* BEGIN *

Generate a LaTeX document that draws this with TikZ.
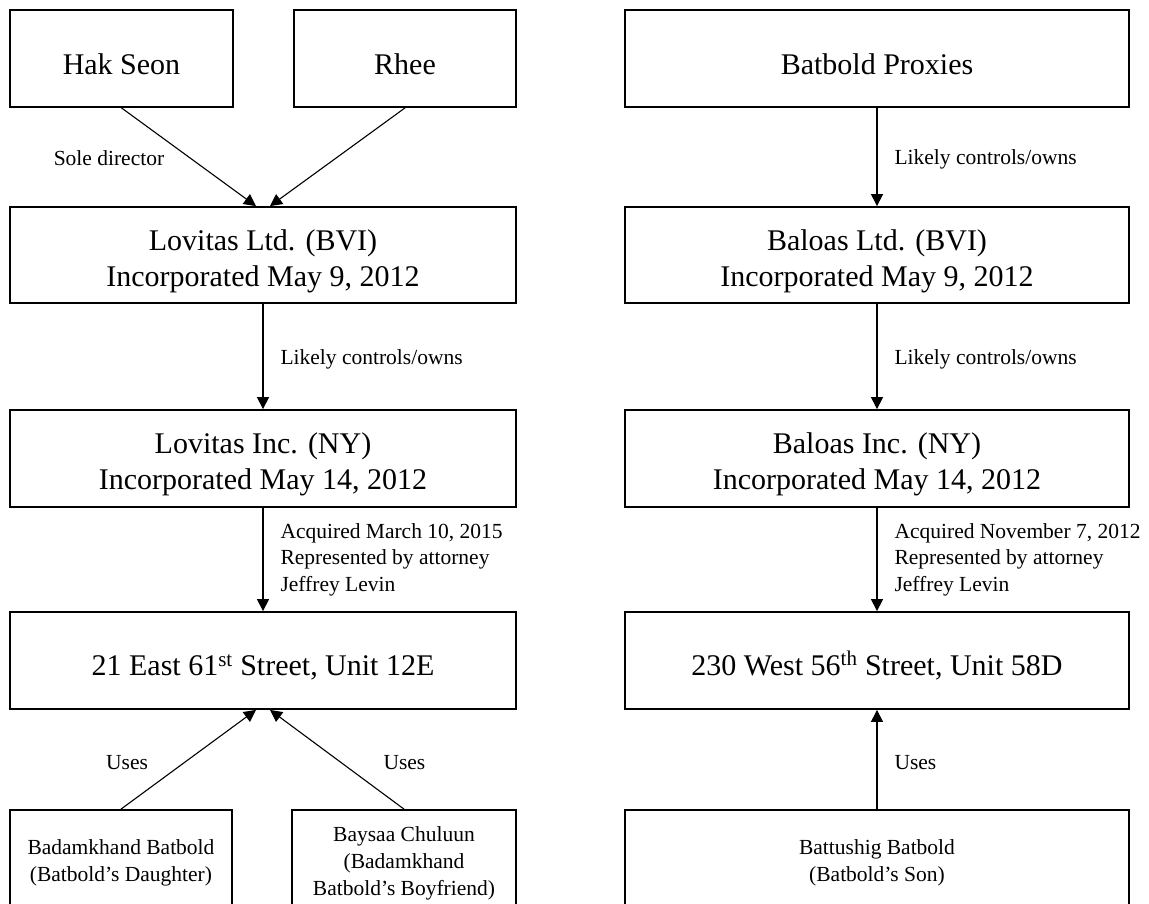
\documentclass[tikz,border=0pt]{standalone}
\usepackage{fontspec}
\setmainfont{Liberation Serif}
\usetikzlibrary{arrows.meta}
\begin{document}
\begin{tikzpicture}[x=1pt,y=-1pt,
  box/.style={draw, line width=1.8pt, inner sep=0pt},
  bigtxt/.style={align=center, inner sep=0pt, yshift=-6pt, font=\fontsize{30}{36}\selectfont},
  smalltxt/.style={align=center, inner sep=0pt, yshift=-3pt, font=\fontsize{21.5}{27}\selectfont},
  lbl/.style={font=\fontsize{21.5}{26.5}\selectfont, align=left, inner sep=0pt},
  arr/.style={-{Triangle[length=12pt,width=12pt]}, line width=1.1pt}]
\useasboundingbox (0,0) rectangle (1149,903);
% top row
\node[box, minimum width=223pt, minimum height=97pt, label={[bigtxt]center:Hak Seon}] (hak) at (121.5,58.5) {};
\node[box, minimum width=222pt, minimum height=97pt, label={[bigtxt]center:Rhee}] (rhee) at (405,58.5) {};
\node[box, minimum width=504pt, minimum height=97pt, label={[bigtxt]center:Batbold Proxies}] (prox) at (877,58.5) {};
% second row
\node[box, minimum width=506pt, minimum height=96pt, label={[bigtxt]center:{Lovitas Ltd. (BVI)\\Incorporated May 9, 2012}}] (lovltd) at (263,255) {};
\node[box, minimum width=504pt, minimum height=96pt, label={[bigtxt]center:{Baloas Ltd. (BVI)\\Incorporated May 9, 2012}}] (balltd) at (877,255) {};
% third row
\node[box, minimum width=506pt, minimum height=97pt, label={[bigtxt]center:{Lovitas Inc. (NY)\\Incorporated May 14, 2012}}] (lovinc) at (263,458.5) {};
\node[box, minimum width=504pt, minimum height=97pt, label={[bigtxt]center:{Baloas Inc. (NY)\\Incorporated May 14, 2012}}] (balinc) at (877,458.5) {};
% fourth row
\node[box, minimum width=506pt, minimum height=97pt, label={[bigtxt, yshift=-1pt]center:{21 East 61\textsuperscript{st} Street, Unit 12E}}] (east) at (263,660.5) {};
\node[box, minimum width=504pt, minimum height=97pt, label={[bigtxt, yshift=1pt]center:{230 West 56\textsuperscript{th} Street, Unit 58D}}] (west) at (877,660.5) {};
% bottom row
\node[box, minimum width=222pt, minimum height=100pt, label={[smalltxt]center:{Badamkhand Batbold\\(Batbold’s Daughter)}}] (bad) at (121,860) {};
\node[box, minimum width=224pt, minimum height=100pt, label={[smalltxt]center:{Baysaa Chuluun\\(Badamkhand\\Batbold’s Boyfriend)}}] (bay) at (404,860) {};
\node[box, minimum width=504pt, minimum height=100pt, label={[smalltxt]center:{Battushig Batbold\\(Batbold’s Son)}}] (bat) at (877,860) {};
% connectors
\draw[arr] (hak.south) -- node[lbl, pos=0.5, anchor=east, xshift=-24pt, yshift=-1pt] {Sole director} ([xshift=-7pt]lovltd.north);
\draw[arr] (rhee.south) -- ([xshift=7pt]lovltd.north);
\draw[arr] (prox.south) -- node[lbl, pos=0.5, anchor=west, xshift=17pt, yshift=-2pt] {Likely controls/owns} (balltd.north);
\draw[arr] (lovltd.south) -- node[lbl, pos=0.5, anchor=west, xshift=17pt, yshift=-3pt] {Likely controls/owns} (lovinc.north);
\draw[arr] (balltd.south) -- node[lbl, pos=0.5, anchor=west, xshift=17pt, yshift=-3pt] {Likely controls/owns} (balinc.north);
\draw[arr] (lovinc.south) -- node[lbl, pos=0.5, anchor=west, xshift=17pt] {Acquired March 10, 2015\\Represented by attorney\\Jeffrey Levin} (east.north);
\draw[arr] (balinc.south) -- node[lbl, pos=0.5, anchor=west, xshift=17pt] {Acquired November 7, 2012\\Represented by attorney\\Jeffrey Levin} (west.north);
\draw[arr] (bad.north) -- node[lbl, pos=0.5, anchor=east, xshift=-40pt, yshift=-3pt] {Uses} ([xshift=-7pt]east.south);
\draw[arr] (bay.north) -- node[lbl, pos=0.5, anchor=west, xshift=46pt, yshift=-3pt] {Uses} ([xshift=7pt]east.south);
\draw[arr] (bat.north) -- node[lbl, pos=0.5, anchor=west, xshift=17pt, yshift=-3pt] {Uses} (west.south);
\end{tikzpicture}
\end{document}
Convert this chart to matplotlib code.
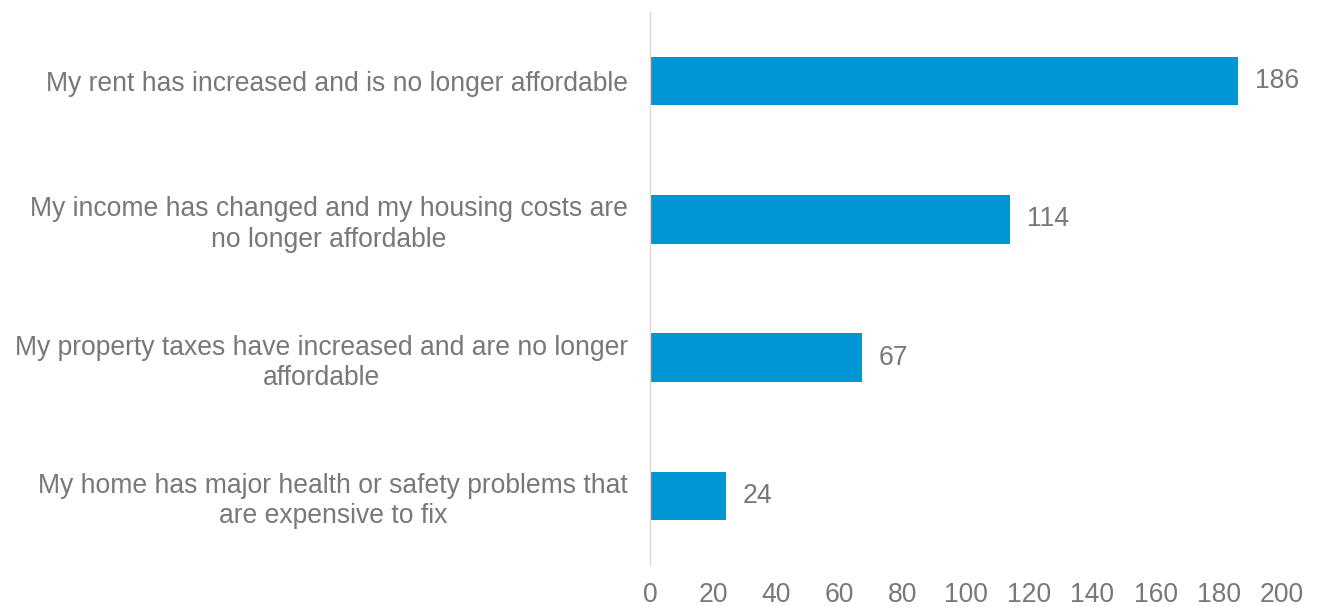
import matplotlib
matplotlib.use("Agg")
import matplotlib.pyplot as plt

categories = [
    "My rent has increased and is no longer affordable",
    "My income has changed and my housing costs are\nno longer affordable",
    "My property taxes have increased and are no longer\naffordable",
    "My home has major health or safety problems that\nare expensive to fix",
]
values = [186, 114, 67, 24]
xticks = [0, 20, 40, 60, 80, 100, 120, 140, 160, 180, 200]

plt.rcParams['font.family'] = ['Liberation Sans', 'DejaVu Sans']
text_color = "#787878"
bar_color = "#0096D6"
fs = 19.1

fig = plt.figure(figsize=(13.24, 6.06), dpi=100)
ax = fig.add_axes([650/1324, 1-565/606, 632/1324, 553/606])

ypos = list(range(len(categories)))
ax.barh(ypos, values, height=0.35, color=bar_color)
ax.set_ylim(len(categories)-0.5, -0.5)
ax.set_xlim(0, 200)
ax.set_xticks(xticks)
ax.set_xticklabels([str(t) for t in xticks], fontsize=fs, color=text_color)
ax.set_yticks(ypos)
ax.set_yticklabels(categories, fontsize=fs, color=text_color, multialignment='center', linespacing=1.22)
ax.tick_params(axis='both', length=0)
ax.tick_params(axis='y', pad=16)
ax.tick_params(axis='x', pad=12)
for s in ['top', 'right', 'bottom']:
    ax.spines[s].set_visible(False)
ax.spines['left'].set_color("#D9D9D9")
ax.spines['left'].set_linewidth(1)

for y, v in zip(ypos, values):
    ax.annotate(str(v), (v, y), xytext=(17, 0), textcoords='offset pixels',
                va='center', ha='left', fontsize=fs, color=text_color)

fig.savefig("out.png", dpi=100)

* END *

→ What to work on: Output all of the data exactly as it stands, minus any images.

→ Completed task:
Generate a LaTeX document that draws this with TikZ.
\documentclass[tikz,border=0pt]{standalone}
\usepackage{fontspec}
\setmainfont{Liberation Serif}
\usetikzlibrary{arrows.meta}
\begin{document}
\begin{tikzpicture}[x=1pt,y=-1pt,
  box/.style={draw, line width=1.8pt, inner sep=0pt},
  bigtxt/.style={align=center, inner sep=0pt, yshift=-6pt, font=\fontsize{30}{36}\selectfont},
  smalltxt/.style={align=center, inner sep=0pt, yshift=-3pt, font=\fontsize{21.5}{27}\selectfont},
  lbl/.style={font=\fontsize{21.5}{26.5}\selectfont, align=left, inner sep=0pt},
  arr/.style={-{Triangle[length=12pt,width=12pt]}, line width=1.1pt}]
\useasboundingbox (0,0) rectangle (1149,903);
% top row
\node[box, minimum width=223pt, minimum height=97pt, label={[bigtxt]center:Hak Seon}] (hak) at (121.5,58.5) {};
\node[box, minimum width=222pt, minimum height=97pt, label={[bigtxt]center:Rhee}] (rhee) at (405,58.5) {};
\node[box, minimum width=504pt, minimum height=97pt, label={[bigtxt]center:Batbold Proxies}] (prox) at (877,58.5) {};
% second row
\node[box, minimum width=506pt, minimum height=96pt, label={[bigtxt]center:{Lovitas Ltd. (BVI)\\Incorporated May 9, 2012}}] (lovltd) at (263,255) {};
\node[box, minimum width=504pt, minimum height=96pt, label={[bigtxt]center:{Baloas Ltd. (BVI)\\Incorporated May 9, 2012}}] (balltd) at (877,255) {};
% third row
\node[box, minimum width=506pt, minimum height=97pt, label={[bigtxt]center:{Lovitas Inc. (NY)\\Incorporated May 14, 2012}}] (lovinc) at (263,458.5) {};
\node[box, minimum width=504pt, minimum height=97pt, label={[bigtxt]center:{Baloas Inc. (NY)\\Incorporated May 14, 2012}}] (balinc) at (877,458.5) {};
% fourth row
\node[box, minimum width=506pt, minimum height=97pt, label={[bigtxt, yshift=-1pt]center:{21 East 61\textsuperscript{st} Street, Unit 12E}}] (east) at (263,660.5) {};
\node[box, minimum width=504pt, minimum height=97pt, label={[bigtxt, yshift=1pt]center:{230 West 56\textsuperscript{th} Street, Unit 58D}}] (west) at (877,660.5) {};
% bottom row
\node[box, minimum width=222pt, minimum height=100pt, label={[smalltxt]center:{Badamkhand Batbold\\(Batbold’s Daughter)}}] (bad) at (121,860) {};
\node[box, minimum width=224pt, minimum height=100pt, label={[smalltxt]center:{Baysaa Chuluun\\(Badamkhand\\Batbold’s Boyfriend)}}] (bay) at (404,860) {};
\node[box, minimum width=504pt, minimum height=100pt, label={[smalltxt]center:{Battushig Batbold\\(Batbold’s Son)}}] (bat) at (877,860) {};
% connectors
\draw[arr] (hak.south) -- node[lbl, pos=0.5, anchor=east, xshift=-24pt, yshift=-1pt] {Sole director} ([xshift=-7pt]lovltd.north);
\draw[arr] (rhee.south) -- ([xshift=7pt]lovltd.north);
\draw[arr] (prox.south) -- node[lbl, pos=0.5, anchor=west, xshift=17pt, yshift=-2pt] {Likely controls/owns} (balltd.north);
\draw[arr] (lovltd.south) -- node[lbl, pos=0.5, anchor=west, xshift=17pt, yshift=-3pt] {Likely controls/owns} (lovinc.north);
\draw[arr] (balltd.south) -- node[lbl, pos=0.5, anchor=west, xshift=17pt, yshift=-3pt] {Likely controls/owns} (balinc.north);
\draw[arr] (lovinc.south) -- node[lbl, pos=0.5, anchor=west, xshift=17pt] {Acquired March 10, 2015\\Represented by attorney\\Jeffrey Levin} (east.north);
\draw[arr] (balinc.south) -- node[lbl, pos=0.5, anchor=west, xshift=17pt] {Acquired November 7, 2012\\Represented by attorney\\Jeffrey Levin} (west.north);
\draw[arr] (bad.north) -- node[lbl, pos=0.5, anchor=east, xshift=-40pt, yshift=-3pt] {Uses} ([xshift=-7pt]east.south);
\draw[arr] (bay.north) -- node[lbl, pos=0.5, anchor=west, xshift=46pt, yshift=-3pt] {Uses} ([xshift=7pt]east.south);
\draw[arr] (bat.north) -- node[lbl, pos=0.5, anchor=west, xshift=17pt, yshift=-3pt] {Uses} (west.south);
\end{tikzpicture}
\end{document}
Convert this chart to matplotlib code.
import matplotlib
matplotlib.use("Agg")
import matplotlib.pyplot as plt

categories = [
    "My rent has increased and is no longer affordable",
    "My income has changed and my housing costs are\nno longer affordable",
    "My property taxes have increased and are no longer\naffordable",
    "My home has major health or safety problems that\nare expensive to fix",
]
values = [186, 114, 67, 24]
xticks = [0, 20, 40, 60, 80, 100, 120, 140, 160, 180, 200]

plt.rcParams['font.family'] = ['Liberation Sans', 'DejaVu Sans']
text_color = "#787878"
bar_color = "#0096D6"
fs = 19.1

fig = plt.figure(figsize=(13.24, 6.06), dpi=100)
ax = fig.add_axes([650/1324, 1-565/606, 632/1324, 553/606])

ypos = list(range(len(categories)))
ax.barh(ypos, values, height=0.35, color=bar_color)
ax.set_ylim(len(categories)-0.5, -0.5)
ax.set_xlim(0, 200)
ax.set_xticks(xticks)
ax.set_xticklabels([str(t) for t in xticks], fontsize=fs, color=text_color)
ax.set_yticks(ypos)
ax.set_yticklabels(categories, fontsize=fs, color=text_color, multialignment='center', linespacing=1.22)
ax.tick_params(axis='both', length=0)
ax.tick_params(axis='y', pad=16)
ax.tick_params(axis='x', pad=12)
for s in ['top', 'right', 'bottom']:
    ax.spines[s].set_visible(False)
ax.spines['left'].set_color("#D9D9D9")
ax.spines['left'].set_linewidth(1)

for y, v in zip(ypos, values):
    ax.annotate(str(v), (v, y), xytext=(17, 0), textcoords='offset pixels',
                va='center', ha='left', fontsize=fs, color=text_color)

fig.savefig("out.png", dpi=100)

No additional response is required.